Can You Create On The Spot?
When it comes to creating something, are you a planner or an improviser?
In my work, I’ve started to distinguish between different creative approaches. Some people are much more comfortable with a well-planned and thought out process. Certain projects or situations necessitate this kind of approach.
Other people and circumstances call for a more spontaneous experience of the creative process. Its about allowing ideas and expressions to flow through you in the moment.
Stage vs. Street
One of my guilty pleasures is watching So You Think You Can Dance. As a dancer-at-heart, I live vicariously through the amazing people on the show. I love watching them overcome their fear and give it their all.
This season, the show has split the contestants into two groups: Stage vs. Street.
What I noticed is that the stage dancers are more on the planned side of creativity. They rehearse their routines, knowing every move in advance. They are used to learning choreography, and what they are able to produce is incredible.
The street dancers are more on the spontaneous side of creativity. They often hit the dance floor with no real idea of what is going to come out. They know their style and their core moves, but they are truly in the moment, creating something new in front of an audience… and a tv camera! That experience has it’s own power, even beyond the actual dance moves.
When it came time for the street dancers to learn choreography, many of them struggled. They had never planned their dancing before, not to mention having to learn someone else’s steps.

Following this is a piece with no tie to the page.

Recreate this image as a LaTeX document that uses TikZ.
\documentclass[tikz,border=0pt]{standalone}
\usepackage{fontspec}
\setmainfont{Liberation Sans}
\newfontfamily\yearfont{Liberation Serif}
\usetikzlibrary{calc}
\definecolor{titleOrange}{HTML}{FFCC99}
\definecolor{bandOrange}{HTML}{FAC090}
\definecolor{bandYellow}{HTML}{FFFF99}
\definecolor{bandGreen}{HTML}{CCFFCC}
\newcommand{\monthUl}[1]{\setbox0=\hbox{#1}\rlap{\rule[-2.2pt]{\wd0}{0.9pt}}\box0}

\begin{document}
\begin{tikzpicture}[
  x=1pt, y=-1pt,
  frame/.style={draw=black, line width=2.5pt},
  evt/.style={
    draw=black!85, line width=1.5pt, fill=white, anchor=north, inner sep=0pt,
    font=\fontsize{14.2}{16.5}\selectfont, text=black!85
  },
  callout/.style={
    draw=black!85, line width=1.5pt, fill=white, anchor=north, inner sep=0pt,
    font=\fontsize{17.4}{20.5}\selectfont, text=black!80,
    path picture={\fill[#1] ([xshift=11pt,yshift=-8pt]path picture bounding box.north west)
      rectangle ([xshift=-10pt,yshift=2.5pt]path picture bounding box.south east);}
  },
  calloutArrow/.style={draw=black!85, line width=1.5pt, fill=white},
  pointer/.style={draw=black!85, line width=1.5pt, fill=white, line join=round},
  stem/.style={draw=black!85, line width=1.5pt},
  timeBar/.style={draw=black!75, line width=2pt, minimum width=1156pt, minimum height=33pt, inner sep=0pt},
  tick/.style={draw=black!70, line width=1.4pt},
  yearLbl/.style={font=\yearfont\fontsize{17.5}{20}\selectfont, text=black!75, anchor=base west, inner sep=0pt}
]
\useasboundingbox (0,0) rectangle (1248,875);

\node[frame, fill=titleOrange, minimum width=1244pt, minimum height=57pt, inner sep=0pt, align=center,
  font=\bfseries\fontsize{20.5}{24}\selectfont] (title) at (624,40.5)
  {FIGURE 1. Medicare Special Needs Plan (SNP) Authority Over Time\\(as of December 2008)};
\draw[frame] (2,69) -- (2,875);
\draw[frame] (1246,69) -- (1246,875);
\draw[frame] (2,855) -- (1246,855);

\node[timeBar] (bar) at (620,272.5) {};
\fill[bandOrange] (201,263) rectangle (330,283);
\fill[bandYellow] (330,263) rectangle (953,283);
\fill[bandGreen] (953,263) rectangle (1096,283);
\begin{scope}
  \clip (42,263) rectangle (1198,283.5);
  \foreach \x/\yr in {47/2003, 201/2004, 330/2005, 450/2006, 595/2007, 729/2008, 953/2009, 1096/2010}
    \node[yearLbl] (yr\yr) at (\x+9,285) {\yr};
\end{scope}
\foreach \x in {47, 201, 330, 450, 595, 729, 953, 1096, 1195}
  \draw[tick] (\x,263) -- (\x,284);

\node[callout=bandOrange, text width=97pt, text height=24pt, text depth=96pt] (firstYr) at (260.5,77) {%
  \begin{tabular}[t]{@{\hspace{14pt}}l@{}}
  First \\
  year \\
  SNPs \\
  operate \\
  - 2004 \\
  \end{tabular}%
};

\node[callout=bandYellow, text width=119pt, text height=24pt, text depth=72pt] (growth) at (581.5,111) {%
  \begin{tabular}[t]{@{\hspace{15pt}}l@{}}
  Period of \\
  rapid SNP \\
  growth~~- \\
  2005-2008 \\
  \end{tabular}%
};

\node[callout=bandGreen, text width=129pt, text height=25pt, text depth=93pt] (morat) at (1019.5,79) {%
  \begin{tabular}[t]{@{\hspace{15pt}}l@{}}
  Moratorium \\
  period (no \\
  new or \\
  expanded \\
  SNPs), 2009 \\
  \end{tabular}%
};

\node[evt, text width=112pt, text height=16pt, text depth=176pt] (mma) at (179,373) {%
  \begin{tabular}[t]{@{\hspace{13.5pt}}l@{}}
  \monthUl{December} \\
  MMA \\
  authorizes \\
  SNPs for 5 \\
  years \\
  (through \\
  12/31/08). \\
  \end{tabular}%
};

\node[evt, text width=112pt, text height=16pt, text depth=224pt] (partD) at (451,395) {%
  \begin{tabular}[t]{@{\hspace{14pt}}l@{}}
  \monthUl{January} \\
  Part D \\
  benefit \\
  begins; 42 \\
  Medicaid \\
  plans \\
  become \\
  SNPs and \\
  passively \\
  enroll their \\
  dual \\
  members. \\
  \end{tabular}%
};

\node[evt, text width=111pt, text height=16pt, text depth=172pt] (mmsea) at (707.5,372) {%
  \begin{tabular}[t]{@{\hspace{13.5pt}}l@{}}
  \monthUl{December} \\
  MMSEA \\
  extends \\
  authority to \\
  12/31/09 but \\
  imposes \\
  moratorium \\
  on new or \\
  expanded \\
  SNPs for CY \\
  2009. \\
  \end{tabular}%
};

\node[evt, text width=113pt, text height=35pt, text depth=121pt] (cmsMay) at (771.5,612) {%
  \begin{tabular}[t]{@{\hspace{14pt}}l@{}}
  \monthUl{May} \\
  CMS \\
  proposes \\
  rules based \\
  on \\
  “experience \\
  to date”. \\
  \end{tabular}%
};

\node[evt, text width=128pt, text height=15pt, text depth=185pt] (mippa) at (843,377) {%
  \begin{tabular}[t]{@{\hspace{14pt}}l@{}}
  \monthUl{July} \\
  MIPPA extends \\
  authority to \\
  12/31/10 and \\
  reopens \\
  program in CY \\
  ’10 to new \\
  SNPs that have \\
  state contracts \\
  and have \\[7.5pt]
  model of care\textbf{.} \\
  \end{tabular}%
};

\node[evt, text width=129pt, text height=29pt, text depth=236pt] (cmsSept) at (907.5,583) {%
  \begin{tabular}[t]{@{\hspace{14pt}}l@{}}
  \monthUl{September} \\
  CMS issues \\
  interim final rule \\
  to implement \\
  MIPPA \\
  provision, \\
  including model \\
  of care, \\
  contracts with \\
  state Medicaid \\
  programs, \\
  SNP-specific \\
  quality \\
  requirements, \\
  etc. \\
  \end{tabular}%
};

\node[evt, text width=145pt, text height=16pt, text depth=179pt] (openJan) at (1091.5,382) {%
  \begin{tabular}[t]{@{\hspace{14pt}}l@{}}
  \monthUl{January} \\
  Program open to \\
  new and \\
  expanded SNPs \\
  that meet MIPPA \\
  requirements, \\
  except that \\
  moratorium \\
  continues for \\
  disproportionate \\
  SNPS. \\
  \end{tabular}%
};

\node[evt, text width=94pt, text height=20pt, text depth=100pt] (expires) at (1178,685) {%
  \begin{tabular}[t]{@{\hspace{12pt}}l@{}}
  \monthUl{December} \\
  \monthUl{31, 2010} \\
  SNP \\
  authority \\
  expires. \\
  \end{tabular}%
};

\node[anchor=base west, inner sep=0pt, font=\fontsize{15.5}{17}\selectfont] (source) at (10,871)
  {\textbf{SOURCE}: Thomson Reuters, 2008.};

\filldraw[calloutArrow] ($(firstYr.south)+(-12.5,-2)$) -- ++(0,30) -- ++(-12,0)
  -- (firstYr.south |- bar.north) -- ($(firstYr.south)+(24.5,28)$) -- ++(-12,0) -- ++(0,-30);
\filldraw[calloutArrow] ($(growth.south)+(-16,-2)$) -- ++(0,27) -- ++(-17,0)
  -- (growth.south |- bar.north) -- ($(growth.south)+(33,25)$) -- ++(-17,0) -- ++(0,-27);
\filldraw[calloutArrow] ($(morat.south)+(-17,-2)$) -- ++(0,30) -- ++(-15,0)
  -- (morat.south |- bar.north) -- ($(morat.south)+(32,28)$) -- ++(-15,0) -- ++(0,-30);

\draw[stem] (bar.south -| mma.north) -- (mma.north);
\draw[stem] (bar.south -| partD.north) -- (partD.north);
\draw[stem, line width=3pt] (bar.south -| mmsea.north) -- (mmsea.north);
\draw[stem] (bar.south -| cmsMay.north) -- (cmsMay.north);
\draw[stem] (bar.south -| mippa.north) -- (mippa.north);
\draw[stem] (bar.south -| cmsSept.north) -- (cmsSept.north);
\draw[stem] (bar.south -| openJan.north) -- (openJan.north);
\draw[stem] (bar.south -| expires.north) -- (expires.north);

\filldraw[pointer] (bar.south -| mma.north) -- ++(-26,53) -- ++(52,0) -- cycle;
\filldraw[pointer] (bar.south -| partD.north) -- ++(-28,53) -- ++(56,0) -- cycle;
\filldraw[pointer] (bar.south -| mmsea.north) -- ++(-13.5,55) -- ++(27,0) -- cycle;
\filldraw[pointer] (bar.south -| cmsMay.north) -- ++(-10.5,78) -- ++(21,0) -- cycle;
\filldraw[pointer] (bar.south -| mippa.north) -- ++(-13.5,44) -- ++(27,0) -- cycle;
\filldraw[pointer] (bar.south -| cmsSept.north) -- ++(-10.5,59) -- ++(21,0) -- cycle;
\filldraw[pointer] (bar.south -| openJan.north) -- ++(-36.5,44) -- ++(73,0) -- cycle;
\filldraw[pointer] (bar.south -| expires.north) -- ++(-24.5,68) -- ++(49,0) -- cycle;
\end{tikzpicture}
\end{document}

But I would imagine that if the stage dancers were made to improvise something with no preparation, many of them would struggle as well.
It’s a continuum
You see, the spontaneity of creativity is a continuum. Okay, that’s a lot of big words, but here’s what I mean.
Very rarely is something completely spontaneous or completely planned. There are elements of both.
A speaker who has outlined his talk goes on the stage with a plan, but doesn’t know the exact words that will come out of his mouth.
Another speaker may have written their entire speech out, choosing to read it from a podium.
Those two approaches are at different points on the continuum. They also feel different to the audience.
We React Differently
Planned creativity is often more polished. It strives for perfection. Although we all know that there is no such thing!
Experiencing a highly planned demonstration of creativity can cause the audience to be amazed by the artistry, the ideas, and the talent that is displayed. It also allows the audience to think critically about it, knowing each piece was carefully chosen.
Spontaneous creativity provides a unique experience that will only happen once, and as observers we react to it differently.
In watching an act of spontaneous creativity, we are drawn in not by the attempt to approach perfection, but by the uncertainty of watching the creative process unfold. The vulnerability of the creator brings out our empathy and we want to support them. We are less likely to judge the outcome. Instead we simply enjoy the moment.
Looking at how you create things for your business, where do you fall on the continuum? Sometimes being too far over on the planning side can cause you to become stalled in the process. Is it time to inject a little improvisation? Does that scare you a little?